The object also contains a dictionary (worker_dirnames) with the name of directories used for each job.

.. code-block:: python

	from ash import *

	results = Job_parallel(theories=[orcacalc], fragments=fragments, numcores=poolcores, allow_theory_parallelization=True)

	print(results)
	print(results.energies_dict)
	print(results.worker_dirnames)


**Running geometry optimizations in parallel**

Geometry optimizations (using geomeTRIC library) can also be run in parallel.
By setting Opt=True the function will run a geometry optimization instead of a Single-point calculation.
Default geometry optimization settings are employed. If you want to modify geometry optimization settings, however,
you need to provide an optimizer object. This could for example be used to set constraints for the optimization.

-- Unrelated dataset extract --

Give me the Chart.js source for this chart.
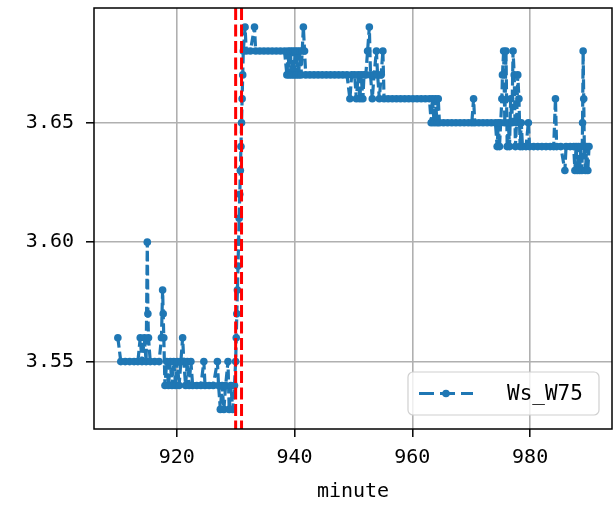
<!DOCTYPE html>
<html>
<head>
<meta charset="utf-8">
<script src="https://cdn.jsdelivr.net/npm/chart.js@4.4.0/dist/chart.umd.min.js"></script>
<style>
  html, body { margin: 0; padding: 0; background: #fff; }
</style>
</head>
<body>
<canvas id="lineChart" width="616" height="510"></canvas>
<script>
// minute of the sample and the Ws_W75 reading at that minute
const minutes = [
  910.0, 910.5, 911.25, 912.0, 912.75, 913.4, 913.8, 914.1, 914.5, 914.8,
  915.0, 915.1, 915.2, 915.5, 916.25, 917.0, 917.4, 917.6, 917.7, 917.8,
  918.0, 918.3, 918.6, 918.9, 919.2, 919.5, 919.8, 920.1, 920.4, 920.7,
  921.0, 921.2, 921.5, 921.8, 922.1, 922.4, 922.7, 923.4, 924.1, 924.6,
  924.8, 925.5, 926.2, 926.9, 927.1, 927.4, 927.7, 928.0, 928.3, 928.7,
  928.9, 929.2, 929.5, 929.8, 930.0, 930.1, 930.2, 930.3, 930.4, 930.5,
  930.6, 930.7, 930.8, 930.9, 931.0, 931.1, 931.2, 931.3, 931.6, 931.8,
  932.5, 933.2, 933.4, 934.1, 934.8, 935.5, 936.2, 936.9, 937.6, 938.3,
  938.7, 938.9, 939.1, 939.3, 939.5, 939.7, 939.9, 940.1, 940.3, 940.5,
  940.7, 940.9, 941.1, 941.3, 941.5, 941.7, 941.9, 942.6, 943.3, 944.0,
  944.7, 945.4, 946.1, 946.8, 947.5, 948.2, 948.9, 949.4, 949.7, 950.2,
  950.5, 950.8, 951.1, 951.3, 951.6, 951.8, 952.1, 952.4, 952.7, 952.9,
  953.2, 953.5, 953.9, 954.1, 954.4, 954.7, 955.0, 955.2, 955.9, 956.6,
  957.3, 958.0, 958.7, 959.4, 960.1, 960.8, 961.5, 962.2, 962.9, 963.2,
  963.4, 963.7, 963.9, 964.2, 964.4, 964.6, 965.3, 966.0, 966.7, 967.4,
  968.1, 968.8, 969.5, 970.1, 970.4, 970.6, 971.3, 972.0, 972.7, 973.4,
  974.1, 974.4, 974.6, 974.8, 975.0, 975.2, 975.3, 975.5, 975.7, 975.9,
  976.1, 976.3, 976.5, 976.7, 976.9, 977.1, 977.3, 977.5, 977.7, 977.9,
  978.1, 978.3, 978.5, 978.7, 979.3, 979.7, 979.9, 980.6, 981.3, 982.0,
  982.7, 983.4, 984.0, 984.3, 984.5, 985.2, 985.9, 986.1, 986.8, 987.4,
  987.6, 987.8, 988.0, 988.2, 988.4, 988.6, 988.8, 988.9, 989.0, 989.1,
  989.2, 989.4, 989.6, 989.8, 990.0
];
const wsW75 = [
  3.56, 3.55, 3.55, 3.55, 3.55, 3.55, 3.56, 3.55, 3.56, 3.55,
  3.60, 3.57, 3.56, 3.55, 3.55, 3.55, 3.56, 3.58, 3.57, 3.56,
  3.54, 3.55, 3.54, 3.55, 3.54, 3.55, 3.54, 3.55, 3.54, 3.55,
  3.56, 3.55, 3.54, 3.55, 3.54, 3.55, 3.54, 3.54, 3.54, 3.55,
  3.54, 3.54, 3.54, 3.55, 3.54, 3.53, 3.54, 3.53, 3.54, 3.55,
  3.53, 3.54, 3.53, 3.54, 3.55, 3.56, 3.57, 3.58, 3.59, 3.60,
  3.61, 3.62, 3.63, 3.64, 3.65, 3.66, 3.67, 3.68, 3.69, 3.68,
  3.68, 3.69, 3.68, 3.68, 3.68, 3.68, 3.68, 3.68, 3.68, 3.68,
  3.67, 3.68, 3.67, 3.68, 3.67, 3.68, 3.67, 3.68, 3.67, 3.68,
  3.67, 3.68, 3.67, 3.68, 3.69, 3.68, 3.67, 3.67, 3.67, 3.67,
  3.67, 3.67, 3.67, 3.67, 3.67, 3.67, 3.67, 3.66, 3.67, 3.67,
  3.66, 3.67, 3.66, 3.67, 3.66, 3.67, 3.67, 3.68, 3.69, 3.67,
  3.66, 3.67, 3.68, 3.67, 3.66, 3.67, 3.68, 3.66, 3.66, 3.66,
  3.66, 3.66, 3.66, 3.66, 3.66, 3.66, 3.66, 3.66, 3.66, 3.65,
  3.66, 3.65, 3.66, 3.65, 3.66, 3.65, 3.65, 3.65, 3.65, 3.65,
  3.65, 3.65, 3.65, 3.65, 3.66, 3.65, 3.65, 3.65, 3.65, 3.65,
  3.65, 3.64, 3.65, 3.64, 3.65, 3.66, 3.67, 3.68, 3.65, 3.68,
  3.64, 3.65, 3.64, 3.66, 3.65, 3.68, 3.67, 3.64, 3.65, 3.67,
  3.66, 3.64, 3.65, 3.64, 3.64, 3.65, 3.64, 3.64, 3.64, 3.64,
  3.64, 3.64, 3.64, 3.66, 3.64, 3.64, 3.63, 3.64, 3.64, 3.64,
  3.63, 3.64, 3.63, 3.64, 3.63, 3.64, 3.63, 3.65, 3.68, 3.66,
  3.64, 3.63, 3.64, 3.63, 3.64
];
const eventMinutes = [930, 931];
const xTicks = [920, 940, 960, 980];
const yTicks = [3.55, 3.60, 3.65];

const FONT = 'DejaVu Sans Mono';
const BLUE = '#1f77b4';

// red dashed vertical markers, drawn on top of the series
const eventLines = {
    id: 'eventLines',
    afterDatasetsDraw(chart) {
        const ctx = chart.ctx, area = chart.chartArea, xs = chart.scales.x;
        ctx.save();
        ctx.strokeStyle = '#ff0000';
        ctx.lineWidth = 3;
        ctx.setLineDash([12, 4.5]);
        eventMinutes.forEach(function (m) {
            const px = xs.getPixelForValue(m);
            ctx.beginPath();
            ctx.moveTo(px, area.top);
            ctx.lineTo(px, area.bottom);
            ctx.stroke();
        });
        ctx.restore();
    }
};

// black frame round the plot and a matplotlib-like legend box
const frameAndLegend = {
    id: 'frameAndLegend',
    afterDraw(chart) {
        const ctx = chart.ctx, area = chart.chartArea;
        ctx.save();
        ctx.strokeStyle = '#000';
        ctx.lineWidth = 1.5;
        ctx.setLineDash([]);
        ctx.strokeRect(area.left, area.top, area.right - area.left, area.bottom - area.top);

        const w = 191, h = 43;
        const bx = area.right - 13 - w, by = area.bottom - 14 - h;
        ctx.beginPath();
        ctx.roundRect(bx, by, w, h, 5);
        ctx.fillStyle = 'rgba(255,255,255,0.8)';
        ctx.fill();
        ctx.strokeStyle = '#d0d0d0';
        ctx.lineWidth = 1.2;
        ctx.stroke();

        const cy = by + h / 2;
        ctx.strokeStyle = BLUE;
        ctx.lineWidth = 3.2;
        ctx.setLineDash([15, 6]);
        ctx.beginPath();
        ctx.moveTo(bx + 11, cy);
        ctx.lineTo(bx + 65, cy);
        ctx.stroke();
        ctx.setLineDash([]);
        ctx.fillStyle = BLUE;
        ctx.beginPath();
        ctx.arc(bx + 38, cy, 3.8, 0, Math.PI * 2);
        ctx.fill();

        ctx.fillStyle = '#000';
        ctx.font = '21px "' + FONT + '"';
        ctx.textAlign = 'left';
        ctx.textBaseline = 'middle';
        ctx.fillText('Ws_W75', bx + 99, cy + 1);
        ctx.restore();
    }
};

function noEdgePadding(s) {
    s.paddingTop = 0;
    s.paddingBottom = 0;
    s.paddingLeft = 0;
    s.paddingRight = 0;
}

const ctx = document.getElementById('lineChart').getContext('2d');
const chart = new Chart(ctx, {
    type: 'line',
    data: {
        datasets: [{
            label: 'Ws_W75',
            data: minutes.map(function (m, i) { return { x: m, y: wsW75[i] }; }),
            borderColor: BLUE,
            backgroundColor: BLUE,
            borderWidth: 3.2,
            borderDash: [10, 4],
            borderJoinStyle: 'round',
            borderCapStyle: 'butt',
            pointRadius: 3.8,
            pointBorderWidth: 0,
            pointBackgroundColor: BLUE,
            tension: 0
        }]
    },
    options: {
        responsive: false,
        animation: false,
        devicePixelRatio: 1,
        layout: { padding: { top: 8, right: 4, left: 0, bottom: 0 } },
        plugins: {
            legend: { display: false },
            tooltip: { enabled: false }
        },
        scales: {
            x: {
                type: 'linear',
                min: 905.95,
                max: 993.9,
                afterFit: function (s) { s.height = 81; noEdgePadding(s); },
                afterBuildTicks: function (s) { s.ticks = xTicks.map(function (v) { return { value: v }; }); },
                grid: { color: '#b0b0b0', lineWidth: 1.6, tickLength: 8, tickColor: '#000', tickWidth: 1.5 },
                border: { display: false },
                ticks: {
                    color: '#000',
                    font: { family: FONT, size: 20 },
                    padding: 9,
                    maxRotation: 0,
                    callback: function (v) { return String(v); }
                },
                title: {
                    display: true,
                    text: 'minute',
                    color: '#000',
                    font: { family: FONT, size: 20 },
                    padding: { top: 0, bottom: 6 }
                }
            },
            y: {
                min: 3.5218,
                max: 3.698,
                afterFit: function (s) { s.width = 94; noEdgePadding(s); },
                afterBuildTicks: function (s) { s.ticks = yTicks.map(function (v) { return { value: v }; }); },
                grid: { color: '#b0b0b0', lineWidth: 1.6, tickLength: 8, tickColor: '#000', tickWidth: 1.5 },
                border: { display: false },
                ticks: {
                    color: '#000',
                    font: { family: FONT, size: 20 },
                    padding: 12,
                    callback: function (v) { return v.toFixed(2); }
                }
            }
        }
    },
    plugins: [eventLines, frameAndLegend]
});
</script>
</body>
</html>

The optimized geometries are available as XYZ-files inside each worker dictory of the calculation.

.. code-block:: python

	from ash import *

	#Directory of XYZ files. Can be full path or relative path.
	xyzdir = '/path/to/xyz_files'

	#Creating list of ASH fragments from XYZ files. Using filename as label. 
	#NOTE: Using readchargemult=True, charge and mult will be read from the header of each XYZ-file.
	fragments = read_xyzfiles(xyzdir,readchargemult=True, label_from_filename=True)

	#Theory object
	ORCAcalc = ORCATheory(orcasimpleinput="! BP86 def2-SVP def2/J", orcablocks="", numcores=1)

	#Calling the Job_parallel function and providing list of fragments and theory:
	optimizer = GeomeTRICOptimizerClass(coordsystem='tric') #Creating an optimizer object
	results = Job_parallel(fragments=fragments, theories=[ORCAcalc], numcores=4, Opt=True, optimizer=optimizer)

	print("results object:", results)
	print("Energy dictionary:", result.energies_dict)

	#Getting fragments with optimized geometries from each worker-directory
	opt_fragments=[]
	for label,dirname in results.worker_dirnames.items():
		frag = Fragment(xyzfile=f"{dirname}/Fragment-optimized.xyz", label=label)
		opt_fragments.append(frag)
	print("opt_fragments:", opt_fragments)


######################################
Simple_parallel
######################################

In principle any ASH function could run in parallel via the Python multiprocessing approach but many types of job-functions requires 
dealing with the files created and this is why the **Job_parallel** is available.

For simple Python functions it is possible to attempt multiprocessing parallelization via **Simple_parallel** instead.

TODO: THIS IS UNFINISHED

.. code-block:: python

	def Simple_parallel(jobfunction=None, parameter_dict=None, separate_dirs=False, numcores=None,printlevel=2, copytheory=False,
                         version='multiprocessing')

The **Simple_parallel** function will blindly launch multiple function calls (based on numcores) in parallel with no special handling for files created.
The jobfunction should point to the function to be launched in parallel while parameter_dict is a dictionary of the keyword arguments
to be passed onto the function. The separate_dirs option will create a separate directory for each process.